→ **Description of the task**
Transcribe the material verbatim in full; the pictures do not belong in the copy.

━━━━━━━━

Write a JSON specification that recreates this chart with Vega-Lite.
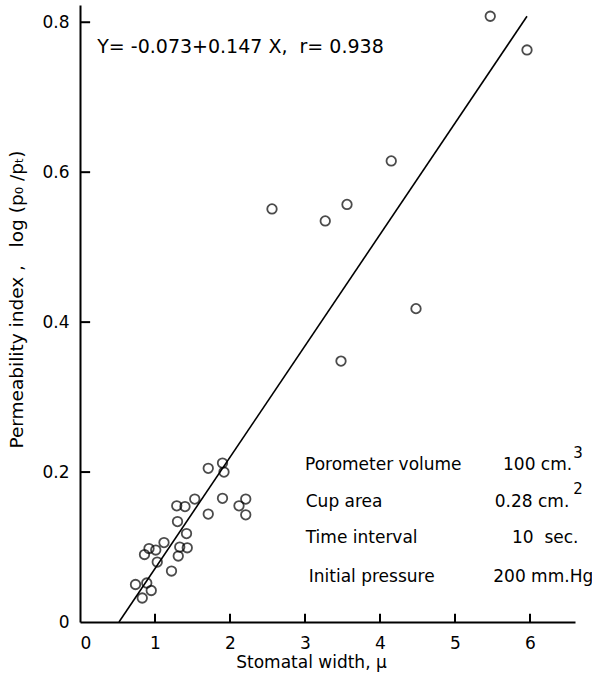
{
  "$schema": "https://vega.github.io/schema/vega-lite/v6.json",
  "width": 495,
  "height": 617,
  "autosize": {"type": "none"},
  "padding": {"left": 80, "top": 5, "right": 17, "bottom": 60},
  "background": "white",
  "config": {
    "view": {"stroke": null},
    "font": "DejaVu Sans",
    "axis": {
      "grid": false,
      "ticks": false,
      "domainColor": "black",
      "domainWidth": 2,
      "labelColor": "black",
      "titleColor": "black",
      "labelFont": "DejaVu Sans",
      "titleFont": "DejaVu Sans",
      "labelFontSize": 17,
      "titleFontSize": 17,
      "titleFontWeight": "normal"
    }
  },
  "datasets": {
    "pts": [
      {"x": 0.74, "y": 0.050}, {"x": 0.83, "y": 0.032}, {"x": 0.89, "y": 0.052}, {"x": 0.95, "y": 0.042},
      {"x": 0.86, "y": 0.090}, {"x": 0.92, "y": 0.098}, {"x": 1.01, "y": 0.096}, {"x": 1.03, "y": 0.080},
      {"x": 1.12, "y": 0.106}, {"x": 1.22, "y": 0.068}, {"x": 1.29, "y": 0.155}, {"x": 1.40, "y": 0.154},
      {"x": 1.53, "y": 0.164}, {"x": 1.30, "y": 0.134}, {"x": 1.42, "y": 0.118}, {"x": 1.33, "y": 0.100},
      {"x": 1.43, "y": 0.099}, {"x": 1.31, "y": 0.088}, {"x": 1.71, "y": 0.205}, {"x": 1.90, "y": 0.212},
      {"x": 1.92, "y": 0.200}, {"x": 1.71, "y": 0.144}, {"x": 1.90, "y": 0.165}, {"x": 2.12, "y": 0.155},
      {"x": 2.21, "y": 0.164}, {"x": 2.21, "y": 0.143},
      {"x": 2.56, "y": 0.551}, {"x": 3.27, "y": 0.535}, {"x": 3.56, "y": 0.557}, {"x": 4.15, "y": 0.615},
      {"x": 4.48, "y": 0.418}, {"x": 3.48, "y": 0.348}, {"x": 5.47, "y": 0.808}, {"x": 5.96, "y": 0.763}
    ],
    "fit": [{"x": 0.52, "y": 0.0}, {"x": 5.96, "y": 0.808}],
    "xticks": [{"v": 1}, {"v": 2}, {"v": 3}, {"v": 4}, {"v": 5}, {"v": 6}],
    "yticks": [{"v": 0.2}, {"v": 0.4}, {"v": 0.6}, {"v": 0.8}],
    "notes": [
      {"x": 0.23, "y": 0.767, "t": "Y= -0.073+0.147 X,\u00a0 r= 0.938", "k": "eq"},
      {"x": 3.0, "y": 0.209, "t": "Porometer volume", "k": "tab"},
      {"x": 3.01, "y": 0.160, "t": "Cup area", "k": "tab"},
      {"x": 3.01, "y": 0.112, "t": "Time interval", "k": "tab"},
      {"x": 3.05, "y": 0.060, "t": "Initial pressure", "k": "tab"},
      {"x": 5.64, "y": 0.209, "t": "100 cm.", "k": "tab"},
      {"x": 5.53, "y": 0.160, "t": "0.28 cm.", "k": "tab"},
      {"x": 5.76, "y": 0.112, "t": "10\u00a0 sec.", "k": "tab"},
      {"x": 5.51, "y": 0.060, "t": "200 mm.Hg", "k": "tab"},
      {"x": 6.64, "y": 0.226, "t": "3", "k": "sup"},
      {"x": 6.64, "y": 0.177, "t": "2", "k": "sup"}
    ]
  },
  "layer": [
    {
      "data": {"name": "fit"},
      "mark": {"type": "line", "color": "black", "strokeWidth": 1.6},
      "encoding": {
        "x": {"field": "x", "type": "quantitative", "scale": {"domain": [0, 6.6], "nice": false, "zero": true},
          "axis": {"values": [0, 1, 2, 3, 4, 5, 6], "format": "d", "labelPadding": 13, "title": "Stomatal width, μ", "titlePadding": 3, "titleX": 231, "titleAlign": "center"}},
        "y": {"field": "y", "type": "quantitative", "scale": {"domain": [0, 0.823], "nice": false},
          "axis": {"values": [0, 0.2, 0.4, 0.6, 0.8], "labelExpr": "datum.value == 0 ? '0' : format(datum.value, '.1f')", "labelPadding": 11, "title": "Permeability index ,\u00a0\u00a0 log (p₀ /pₜ)", "titleFontSize": 18.5, "titlePadding": 15, "titleY": 294, "titleAlign": "center"}}
      }
    },
    {
      "data": {"name": "xticks"},
      "mark": {"type": "rule", "color": "black", "strokeWidth": 2},
      "encoding": {
        "x": {"field": "v", "type": "quantitative"},
        "y": {"datum": 0, "type": "quantitative"},
        "y2": {"datum": 0.011}
      }
    },
    {
      "data": {"name": "yticks"},
      "mark": {"type": "rule", "color": "black", "strokeWidth": 2},
      "encoding": {
        "y": {"field": "v", "type": "quantitative"},
        "x": {"datum": 0, "type": "quantitative"},
        "x2": {"datum": 0.135}
      }
    },
    {
      "data": {"name": "pts"},
      "mark": {"type": "point", "shape": "circle", "filled": false, "color": "black", "strokeWidth": 1.8, "size": 90},
      "encoding": {
        "x": {"field": "x", "type": "quantitative"},
        "y": {"field": "y", "type": "quantitative"}
      }
    },
    {
      "data": {"name": "notes"},
      "transform": [{"filter": "datum.k == 'eq'"}],
      "mark": {"type": "text", "align": "left", "baseline": "middle", "fontSize": 19, "color": "black"},
      "encoding": {
        "x": {"field": "x", "type": "quantitative"},
        "y": {"field": "y", "type": "quantitative"},
        "text": {"field": "t"}
      }
    },
    {
      "data": {"name": "notes"},
      "transform": [{"filter": "datum.k == 'tab'"}],
      "mark": {"type": "text", "align": "left", "baseline": "middle", "fontSize": 17, "color": "black"},
      "encoding": {
        "x": {"field": "x", "type": "quantitative"},
        "y": {"field": "y", "type": "quantitative"},
        "text": {"field": "t"}
      }
    },
    {
      "data": {"name": "notes"},
      "transform": [{"filter": "datum.k == 'sup'"}],
      "mark": {"type": "text", "align": "center", "baseline": "middle", "fontSize": 15, "color": "black", "clip": false},
      "encoding": {
        "x": {"field": "x", "type": "quantitative"},
        "y": {"field": "y", "type": "quantitative"},
        "text": {"field": "t"}
      }
    }
  ]
}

━━━━━━━━

→ **Complete response**
Write a JSON specification that recreates this chart with Vega-Lite.
{
  "$schema": "https://vega.github.io/schema/vega-lite/v6.json",
  "width": 495,
  "height": 617,
  "autosize": {"type": "none"},
  "padding": {"left": 80, "top": 5, "right": 17, "bottom": 60},
  "background": "white",
  "config": {
    "view": {"stroke": null},
    "font": "DejaVu Sans",
    "axis": {
      "grid": false,
      "ticks": false,
      "domainColor": "black",
      "domainWidth": 2,
      "labelColor": "black",
      "titleColor": "black",
      "labelFont": "DejaVu Sans",
      "titleFont": "DejaVu Sans",
      "labelFontSize": 17,
      "titleFontSize": 17,
      "titleFontWeight": "normal"
    }
  },
  "datasets": {
    "pts": [
      {"x": 0.74, "y": 0.050}, {"x": 0.83, "y": 0.032}, {"x": 0.89, "y": 0.052}, {"x": 0.95, "y": 0.042},
      {"x": 0.86, "y": 0.090}, {"x": 0.92, "y": 0.098}, {"x": 1.01, "y": 0.096}, {"x": 1.03, "y": 0.080},
      {"x": 1.12, "y": 0.106}, {"x": 1.22, "y": 0.068}, {"x": 1.29, "y": 0.155}, {"x": 1.40, "y": 0.154},
      {"x": 1.53, "y": 0.164}, {"x": 1.30, "y": 0.134}, {"x": 1.42, "y": 0.118}, {"x": 1.33, "y": 0.100},
      {"x": 1.43, "y": 0.099}, {"x": 1.31, "y": 0.088}, {"x": 1.71, "y": 0.205}, {"x": 1.90, "y": 0.212},
      {"x": 1.92, "y": 0.200}, {"x": 1.71, "y": 0.144}, {"x": 1.90, "y": 0.165}, {"x": 2.12, "y": 0.155},
      {"x": 2.21, "y": 0.164}, {"x": 2.21, "y": 0.143},
      {"x": 2.56, "y": 0.551}, {"x": 3.27, "y": 0.535}, {"x": 3.56, "y": 0.557}, {"x": 4.15, "y": 0.615},
      {"x": 4.48, "y": 0.418}, {"x": 3.48, "y": 0.348}, {"x": 5.47, "y": 0.808}, {"x": 5.96, "y": 0.763}
    ],
    "fit": [{"x": 0.52, "y": 0.0}, {"x": 5.96, "y": 0.808}],
    "xticks": [{"v": 1}, {"v": 2}, {"v": 3}, {"v": 4}, {"v": 5}, {"v": 6}],
    "yticks": [{"v": 0.2}, {"v": 0.4}, {"v": 0.6}, {"v": 0.8}],
    "notes": [
      {"x": 0.23, "y": 0.767, "t": "Y= -0.073+0.147 X,\u00a0 r= 0.938", "k": "eq"},
      {"x": 3.0, "y": 0.209, "t": "Porometer volume", "k": "tab"},
      {"x": 3.01, "y": 0.160, "t": "Cup area", "k": "tab"},
      {"x": 3.01, "y": 0.112, "t": "Time interval", "k": "tab"},
      {"x": 3.05, "y": 0.060, "t": "Initial pressure", "k": "tab"},
      {"x": 5.64, "y": 0.209, "t": "100 cm.", "k": "tab"},
      {"x": 5.53, "y": 0.160, "t": "0.28 cm.", "k": "tab"},
      {"x": 5.76, "y": 0.112, "t": "10\u00a0 sec.", "k": "tab"},
      {"x": 5.51, "y": 0.060, "t": "200 mm.Hg", "k": "tab"},
      {"x": 6.64, "y": 0.226, "t": "3", "k": "sup"},
      {"x": 6.64, "y": 0.177, "t": "2", "k": "sup"}
    ]
  },
  "layer": [
    {
      "data": {"name": "fit"},
      "mark": {"type": "line", "color": "black", "strokeWidth": 1.6},
      "encoding": {
        "x": {"field": "x", "type": "quantitative", "scale": {"domain": [0, 6.6], "nice": false, "zero": true},
          "axis": {"values": [0, 1, 2, 3, 4, 5, 6], "format": "d", "labelPadding": 13, "title": "Stomatal width, μ", "titlePadding": 3, "titleX": 231, "titleAlign": "center"}},
        "y": {"field": "y", "type": "quantitative", "scale": {"domain": [0, 0.823], "nice": false},
          "axis": {"values": [0, 0.2, 0.4, 0.6, 0.8], "labelExpr": "datum.value == 0 ? '0' : format(datum.value, '.1f')", "labelPadding": 11, "title": "Permeability index ,\u00a0\u00a0 log (p₀ /pₜ)", "titleFontSize": 18.5, "titlePadding": 15, "titleY": 294, "titleAlign": "center"}}
      }
    },
    {
      "data": {"name": "xticks"},
      "mark": {"type": "rule", "color": "black", "strokeWidth": 2},
      "encoding": {
        "x": {"field": "v", "type": "quantitative"},
        "y": {"datum": 0, "type": "quantitative"},
        "y2": {"datum": 0.011}
      }
    },
    {
      "data": {"name": "yticks"},
      "mark": {"type": "rule", "color": "black", "strokeWidth": 2},
      "encoding": {
        "y": {"field": "v", "type": "quantitative"},
        "x": {"datum": 0, "type": "quantitative"},
        "x2": {"datum": 0.135}
      }
    },
    {
      "data": {"name": "pts"},
      "mark": {"type": "point", "shape": "circle", "filled": false, "color": "black", "strokeWidth": 1.8, "size": 90},
      "encoding": {
        "x": {"field": "x", "type": "quantitative"},
        "y": {"field": "y", "type": "quantitative"}
      }
    },
    {
      "data": {"name": "notes"},
      "transform": [{"filter": "datum.k == 'eq'"}],
      "mark": {"type": "text", "align": "left", "baseline": "middle", "fontSize": 19, "color": "black"},
      "encoding": {
        "x": {"field": "x", "type": "quantitative"},
        "y": {"field": "y", "type": "quantitative"},
        "text": {"field": "t"}
      }
    },
    {
      "data": {"name": "notes"},
      "transform": [{"filter": "datum.k == 'tab'"}],
      "mark": {"type": "text", "align": "left", "baseline": "middle", "fontSize": 17, "color": "black"},
      "encoding": {
        "x": {"field": "x", "type": "quantitative"},
        "y": {"field": "y", "type": "quantitative"},
        "text": {"field": "t"}
      }
    },
    {
      "data": {"name": "notes"},
      "transform": [{"filter": "datum.k == 'sup'"}],
      "mark": {"type": "text", "align": "center", "baseline": "middle", "fontSize": 15, "color": "black", "clip": false},
      "encoding": {
        "x": {"field": "x", "type": "quantitative"},
        "y": {"field": "y", "type": "quantitative"},
        "text": {"field": "t"}
      }
    }
  ]
}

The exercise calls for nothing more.